* _The input_:
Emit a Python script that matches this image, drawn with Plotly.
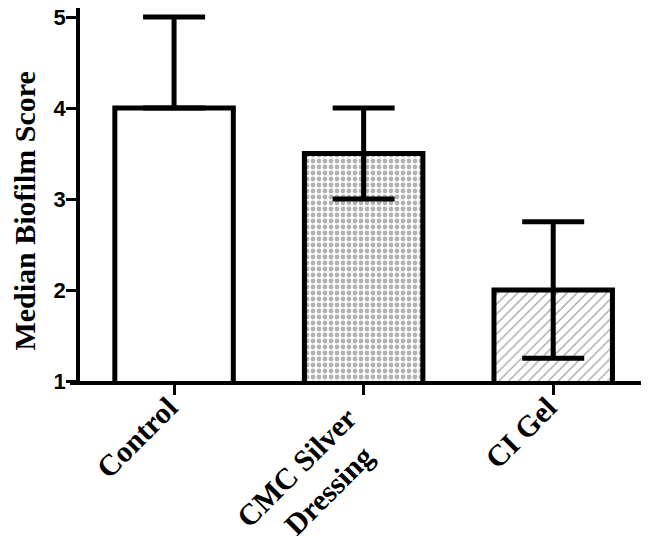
import plotly.graph_objects as go

categories = ["Control", "CMC Silver Dressing", "CI Gel"]
tick_text = [
    "Control\u00a0",
    "CMC Silver\u00a0\u00a0\u00a0<br>Dressing\u00a0\u00a0\u00a0\u00a0\u00a0",
    "CI Gel\u00a0",
]
median_score = [4, 3.5, 2]
err_upper = [1, 0.5, 0.75]
err_lower = [0, 0.5, 0.75]
y_ticks = [1, 2, 3, 4, 5]

fig = go.Figure(
    data=[
        go.Bar(
            x=categories,
            y=median_score,
            marker=dict(
                color="white",
                line=dict(color="black", width=5),
                pattern=dict(
                    shape=["", ".", "/"],
                    fgcolor=["#000000", "#666666", "#444444"],
                    bgcolor="white",
                    size=[8, 6, 7],
                    solidity=[0.1, 0.5, 0.18],
                    fillmode="overlay",
                ),
            ),
            error_y=dict(
                type="data",
                symmetric=False,
                array=err_upper,
                arrayminus=err_lower,
                color="black",
                thickness=5,
                width=31,
            ),
        )
    ]
)

# page body adds an 8px offset, so the figure is sized to fit the window
fig.update_layout(
    width=641,
    height=528,
    margin=dict(l=62, r=1, t=0, b=155),
    plot_bgcolor="white",
    paper_bgcolor="white",
    showlegend=False,
    bargap=0.375,
    annotations=[
        dict(
            text="Median Biofilm Score",
            textangle=-90,
            xref="paper",
            yref="paper",
            x=-0.079,
            y=0.455,
            xanchor="center",
            yanchor="middle",
            showarrow=False,
            font=dict(family="Liberation Serif", size=30, color="black", weight="bold"),
        )
    ],
)

fig.update_xaxes(
    range=[-0.549, 2.5],
    automargin=False,
    tickvals=categories,
    ticktext=tick_text,
    showline=True,
    linecolor="black",
    linewidth=3.5,
    ticks="outside",
    ticklen=10,
    tickwidth=3,
    tickcolor="black",
    tickangle=-45,
    ticklabelstandoff=-22,
    tickfont=dict(family="Liberation Serif", size=30, color="black", weight="bold"),
    showgrid=False,
    zeroline=False,
)

fig.update_yaxes(
    range=[1, 5.1],
    automargin=False,
    anchor="free",
    position=8 / 578,
    tickvals=y_ticks,
    showline=True,
    linecolor="black",
    linewidth=3.5,
    ticks="outside",
    ticklen=10,
    tickwidth=3,
    tickcolor="black",
    ticklabelstandoff=-4,
    ticklabeloverflow="allow",
    tickfont=dict(family="Liberation Sans", size=22, color="black", weight="bold"),
    showgrid=False,
    zeroline=False,
)

fig.write_html("out.html")
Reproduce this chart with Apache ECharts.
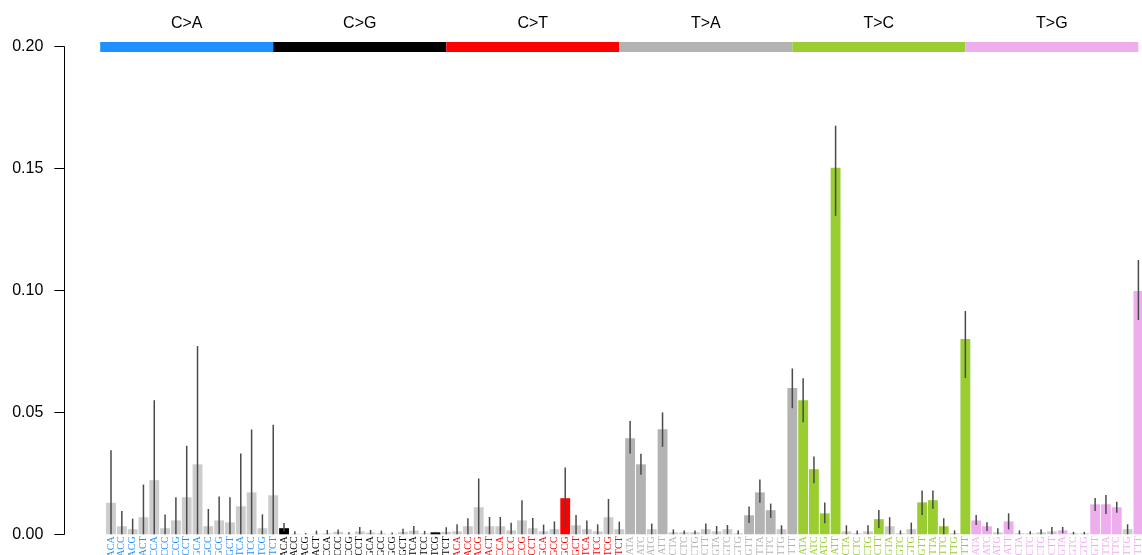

* _Written task_: All of the material above is to be copied exactly, except for its images.

* _Response to the exercise_:
Emit a Python script that matches this image, drawn with Plotly.
import plotly.graph_objects as go

categories = ["Control", "CMC Silver Dressing", "CI Gel"]
tick_text = [
    "Control\u00a0",
    "CMC Silver\u00a0\u00a0\u00a0<br>Dressing\u00a0\u00a0\u00a0\u00a0\u00a0",
    "CI Gel\u00a0",
]
median_score = [4, 3.5, 2]
err_upper = [1, 0.5, 0.75]
err_lower = [0, 0.5, 0.75]
y_ticks = [1, 2, 3, 4, 5]

fig = go.Figure(
    data=[
        go.Bar(
            x=categories,
            y=median_score,
            marker=dict(
                color="white",
                line=dict(color="black", width=5),
                pattern=dict(
                    shape=["", ".", "/"],
                    fgcolor=["#000000", "#666666", "#444444"],
                    bgcolor="white",
                    size=[8, 6, 7],
                    solidity=[0.1, 0.5, 0.18],
                    fillmode="overlay",
                ),
            ),
            error_y=dict(
                type="data",
                symmetric=False,
                array=err_upper,
                arrayminus=err_lower,
                color="black",
                thickness=5,
                width=31,
            ),
        )
    ]
)

# page body adds an 8px offset, so the figure is sized to fit the window
fig.update_layout(
    width=641,
    height=528,
    margin=dict(l=62, r=1, t=0, b=155),
    plot_bgcolor="white",
    paper_bgcolor="white",
    showlegend=False,
    bargap=0.375,
    annotations=[
        dict(
            text="Median Biofilm Score",
            textangle=-90,
            xref="paper",
            yref="paper",
            x=-0.079,
            y=0.455,
            xanchor="center",
            yanchor="middle",
            showarrow=False,
            font=dict(family="Liberation Serif", size=30, color="black", weight="bold"),
        )
    ],
)

fig.update_xaxes(
    range=[-0.549, 2.5],
    automargin=False,
    tickvals=categories,
    ticktext=tick_text,
    showline=True,
    linecolor="black",
    linewidth=3.5,
    ticks="outside",
    ticklen=10,
    tickwidth=3,
    tickcolor="black",
    tickangle=-45,
    ticklabelstandoff=-22,
    tickfont=dict(family="Liberation Serif", size=30, color="black", weight="bold"),
    showgrid=False,
    zeroline=False,
)

fig.update_yaxes(
    range=[1, 5.1],
    automargin=False,
    anchor="free",
    position=8 / 578,
    tickvals=y_ticks,
    showline=True,
    linecolor="black",
    linewidth=3.5,
    ticks="outside",
    ticklen=10,
    tickwidth=3,
    tickcolor="black",
    ticklabelstandoff=-4,
    ticklabeloverflow="allow",
    tickfont=dict(family="Liberation Sans", size=22, color="black", weight="bold"),
    showgrid=False,
    zeroline=False,
)

fig.write_html("out.html")
Reproduce this chart with Apache ECharts.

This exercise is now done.